Throughout 2010, we recorded a growth in imports of 36.2%, while exports grew 11.5%. However, in the fourth quarter, we recorded a growth in exports of 3.6% and a growth in imports of 3.9%, which points to a more balanced growth trend between exports and imports.
This reflects the slowing down of the Brazilian economy, causing a decrease in import growth, as well as an improvement of the international market that is now absorbing more Brazilian exports.
With the fiscal adjustments that were just made reducing government expenses, as well as the credit reduction measures announced by the Central Bank yesterday that increased the basic Brazilian interest rate by half a percent, we are heading towards moderate growth of the Brazilian economy in 2011 – an economy that is more balanced to ensure that no pressures are put on the inflation rate and that is sustainable in the long run.
Moderator:Thank you Minister Mantega. We will now open the call for Q&A. Operator, go ahead.
Operator: Thank you, our first question comes from the line of Jeff Fick with Dow Jones Newswires. Please go ahead.
Jeff Fick: Good morning Minister Mantega. Thank you for joining us today. I’d like to ask whether you’re concerned that the recent interest rate increases could have too great of an impact on economic growth going forward in 2011. In other words, would the Minister prefer slightly higher inflation in return for stronger economic growth, or does inflation have to be clamped down at any cost to the broader economy?

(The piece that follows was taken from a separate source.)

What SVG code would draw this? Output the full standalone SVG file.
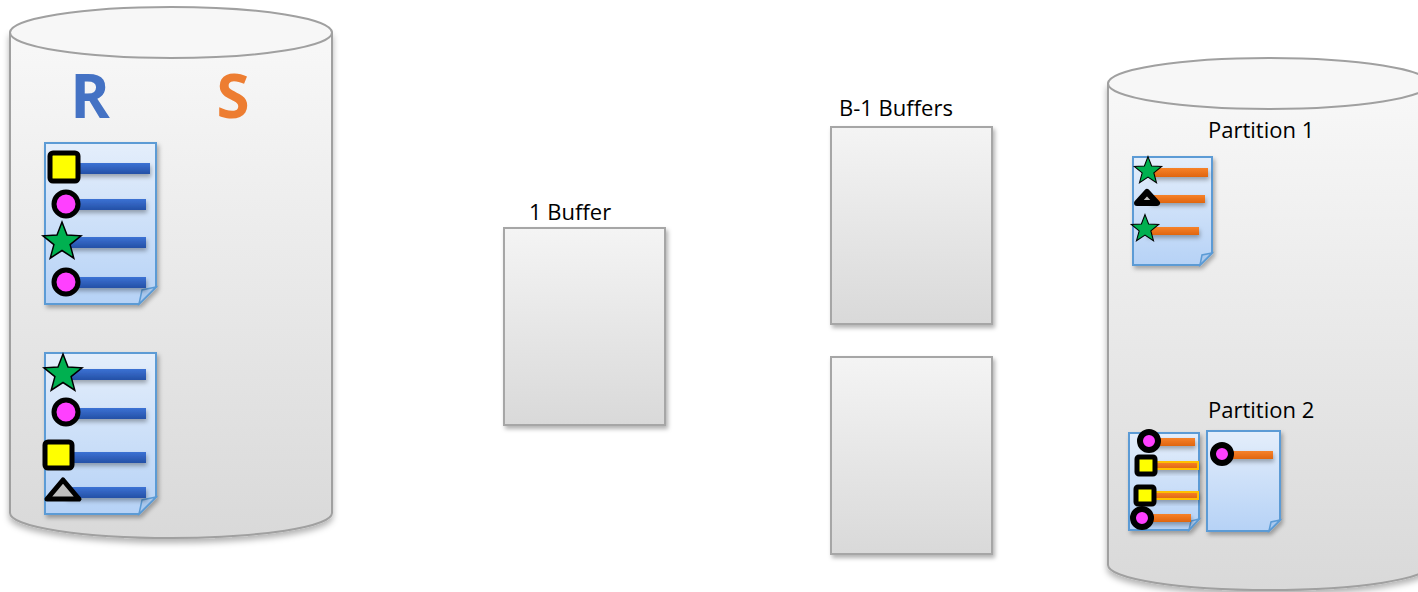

Min. Mantega:The monetary restriction measures for 2011, which actually began in 2010, will not stop the economy from growing, but what they will do is make the economy grow at a more moderate pace to ensure that the demand is not as high as it was before. Credit this year is expected to grow 12.0 to 13.0%, along with an expansion of the capital market, which will allow Brazilian companies to have the resources needed to make their own investments. In this way, we ensure a decrease in the inflation rate, and at the same time, a continuation of sustainable economic growth.
Operator: And our next question comes from the line of Joe Leahy with Financial Times.
Joe Leahy:Yes, Minister. I wanted to ask how much of last year’s record economic growth was due to the monetary stimulus factor. In other words, was it really a one-off?
Min. Mantega: The growth in 2010 was the result of some monetary stimulus, but mainly it was the result of fiscal stimulus that was actually implemented in 2009.
The Central Bank stimulus was moderated and implemented in 2009 – primarily the reduction of the compulsory deposit that is high in Brazil and reduction in interest rates – and in 2010, there was no monetary stimulus. The Central Bank increased the compulsory deposit and took other restrictive monetary measures.
Perhaps the biggest monetary stimulus of 2010 was the BNDES credit, which is the Brazilian Social and Economic Development Bank, which reached around R$ 150 billion, fully directed for investments. In 2011, we are reducing the resources for BNDES, to stimulate the private sector to finance investments in Brazil.
As far as fiscal stimulus is concerned, it was reduced throughout 2010 and basically eliminated in the beginning of 2011 through fiscal consolidation – such as the R$ 50 billion cut in our budget that we announced very recently.
Operator: And our next question comes from the line of Brian Ellsworth with Reuters.
Brian Ellsworth:Hello, Minister. Is the government sticking to its forecast for GDP growth this year of around 5.5%? A lot of economists would say that is looking pretty optimistic given the fiscal cuts and the interest rate rise.
Min. Mantega:I believe that despite the cuts in public sector expenses, there will still be demand from the private sector. For example, family consumption will continue to rise in 2011 and this will lead to economic growth. We’re talking about a growth in family consumption of 7.0% in 2010, which we forecast will probably be the same in 2011 as jobs and wages continue to expand and demand remains strong.
Investments will continue to grow in 2011, but not at the same level as 2010, when we were above 20.0%. However, we want to guarantee funding to ensure that investments grow over 10.0% in 2011. And thus, we believe that with these conditions, the Brazilian economy will have a growth rate of 4.5% to 5.0% in 2011.
Operator: And our next question does come from the line of Mimi Whitefield with The Miami Herald.
Mimi Whitefield:What are the main financial topics that are expected to be discussed when President Obama visits in a few weeks?
Min. Mantega:I’m not sure if the agenda with President Obama will cover financial issues, because as far as the financial agenda is concerned, I have been talking directly to the U.S. Secretary of Treasury, Mr. Tim Geithner, who visited Brazil a few weeks ago. The agenda between President Dilma and President Obama will cover cooperation between the countries, common initiatives for sustainable development and issues related to alternative energy and the environment, as a means of building a closer commercial relationship between the two countries.
Operator: And our last question comes from the line of Martha Stickings with Business Monitor International.
Martha Stickings:Good morning, Minister. Obviously over the last few weeks we’ve seen oil prices really shoot up and I was wondering if you could speak to us about what you think the impact of a higher oil price might be on the Brazilian economy and, specifically, growth in 2011?
Min. Mantega:The increase in oil price shouldn’t really have any direct impact on the Brazilian economy because we are self-sufficient in relation to oil and we only import a few oil product derivatives. However, if these prices continue to rise, particularly the Brent barrel of oil, this could mean that Europe and the United States will face some slowdown in their economic growth and this could impact trade with Brazil. We might also see more pressure on inflation rates, which again could impact the Brazilian indexes.
On the other hand, Brazilian oil reserves will become more valuable, which in the future, might prove to be beneficial for Brazil.
Thank you very much.
Moderator:That concludes the Q&A portion of our call. Once again, we thank Minister Mantega for participating in this event.